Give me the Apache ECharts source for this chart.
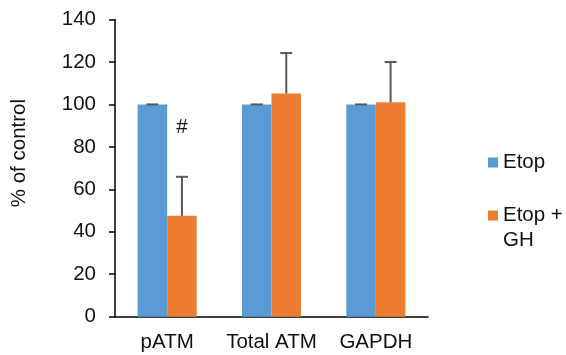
<!DOCTYPE html>
<html>
<head>
<meta charset="utf-8">
<script src="https://cdn.jsdelivr.net/npm/echarts@6/dist/echarts.min.js"></script>
<style>
html,body{margin:0;padding:0;background:#fff;}
#chart{width:566px;height:355px;}
</style>
</head>
<body>
<div id="chart"></div>
<script>
const categories = ['pATM', 'Total ATM', 'GAPDH'];
const seriesNames = ['Etop', 'Etop +\nGH'];
const etop = [100, 100, 100];
const etopGH = [47.5, 105.2, 101];
const etopErr = [0, 0, 0];
const etopGHErr = [18.4, 19, 19];
const annotations = ['#', '', ''];
const annotationValues = [89, null, null];
const yTicks = [0, 20, 40, 60, 80, 100, 120, 140];

const FONT = "'Liberation Sans', Arial, sans-serif";
const FS = 20.5;
const BAR_FRAC = 0.283;
const colors = ['#5B9BD5', '#ED7D31'];

const errData = [];
[etop, etopGH].forEach((vals, s) => {
  const errs = s === 0 ? etopErr : etopGHErr;
  vals.forEach((v, i) => errData.push([i, v, errs[i], s]));
});
const annData = [];
annotations.forEach((t, i) => { if (t) annData.push([i, annotationValues[i], t]); });

const legendText = {fontFamily: FONT, fontSize: FS, color: '#111', lineHeight: 25};

const chart = echarts.init(document.getElementById('chart'), null, {renderer: 'canvas'});
chart.setOption({
  animation: false,
  backgroundColor: '#fff',
  grid: {left: 115, right: 138, top: 19.5, bottom: 38.3, containLabel: false},
  legend: [
    {
      data: [seriesNames[0]], orient: 'vertical', left: 488, top: 150, padding: 0,
      itemWidth: 10, itemHeight: 10, icon: 'rect', textStyle: legendText
    },
    {
      data: [seriesNames[1]], orient: 'vertical', left: 488, top: 178, padding: 0,
      itemWidth: 10, itemHeight: 10, icon: 'rect', textStyle: legendText,
      formatter: name => '\n' + name
    }
  ],
  xAxis: {
    type: 'category', data: categories,
    axisLine: {lineStyle: {color: '#000', width: 1.5}},
    axisTick: {show: false},
    axisLabel: {fontFamily: FONT, fontSize: FS, color: '#111', margin: 15, interval: 0}
  },
  yAxis: {
    type: 'value', min: 0, max: 140, interval: 20,
    name: '% of control', nameLocation: 'middle', nameGap: 85, nameRotate: 90,
    nameTextStyle: {fontFamily: FONT, fontSize: FS, color: '#111', padding: [0, 0, 0, 30]},
    axisLine: {show: true, lineStyle: {color: '#000', width: 1.5}},
    axisTick: {show: true, inside: false, length: 6, lineStyle: {color: '#000', width: 1.5}},
    splitLine: {show: false},
    axisLabel: {fontFamily: FONT, fontSize: FS, color: '#111', margin: 19,
      formatter: v => (yTicks.indexOf(v) >= 0 ? String(v) : '')}
  },
  series: [
    {name: seriesNames[0], type: 'bar', data: etop, barWidth: (BAR_FRAC * 100) + '%', barGap: '0%',
      itemStyle: {color: colors[0]}},
    {name: seriesNames[1], type: 'bar', data: etopGH, barWidth: (BAR_FRAC * 100) + '%', barGap: '0%',
      itemStyle: {color: colors[1]}},
    {
      name: 'err', type: 'custom', data: errData, z: 5, silent: true,
      renderItem: function (params, api) {
        const idx = api.value(0), v = api.value(1), e = api.value(2), s = api.value(3);
        const band = api.size([1, 0])[0];
        const bw = band * BAR_FRAC;
        const cx = api.coord([idx, 0])[0] + (s === 0 ? -bw / 2 : bw / 2);
        const top = api.coord([idx, v])[1];
        const et = api.coord([idx, v + e])[1];
        const st = {stroke: '#595959', lineWidth: 2};
        const ch = [];
        if (e > 0) ch.push({type: 'line', shape: {x1: cx, y1: top, x2: cx, y2: et}, style: st});
        ch.push({type: 'line', shape: {x1: cx - 6, y1: et, x2: cx + 6, y2: et}, style: st});
        return {type: 'group', children: ch};
      }
    },
    {
      name: 'ann', type: 'custom', data: annData, z: 6, silent: true,
      renderItem: function (params, api) {
        const idx = api.value(0), v = api.value(1);
        const band = api.size([1, 0])[0];
        const bw = band * BAR_FRAC;
        const cx = api.coord([idx, 0])[0] + bw / 2;
        const y = api.coord([idx, v])[1];
        return {type: 'text', x: cx, y: y, style: {text: annData[params.dataIndex][2],
          fontFamily: FONT, fontSize: FS, fill: '#111', align: 'center', verticalAlign: 'middle'}};
      }
    }
  ]
});
</script>
</body>
</html>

TASK DESCRIPTION. Return only the lines from the start of the data through the line that contains "const colors = ['#5B9BD5', '#ED7D31'];", please, copying them exactly and omitting all pictures.

RESULT BELOW.
Give me the Apache ECharts source for this chart.
<!DOCTYPE html>
<html>
<head>
<meta charset="utf-8">
<script src="https://cdn.jsdelivr.net/npm/echarts@6/dist/echarts.min.js"></script>
<style>
html,body{margin:0;padding:0;background:#fff;}
#chart{width:566px;height:355px;}
</style>
</head>
<body>
<div id="chart"></div>
<script>
const categories = ['pATM', 'Total ATM', 'GAPDH'];
const seriesNames = ['Etop', 'Etop +\nGH'];
const etop = [100, 100, 100];
const etopGH = [47.5, 105.2, 101];
const etopErr = [0, 0, 0];
const etopGHErr = [18.4, 19, 19];
const annotations = ['#', '', ''];
const annotationValues = [89, null, null];
const yTicks = [0, 20, 40, 60, 80, 100, 120, 140];

const FONT = "'Liberation Sans', Arial, sans-serif";
const FS = 20.5;
const BAR_FRAC = 0.283;
const colors = ['#5B9BD5', '#ED7D31'];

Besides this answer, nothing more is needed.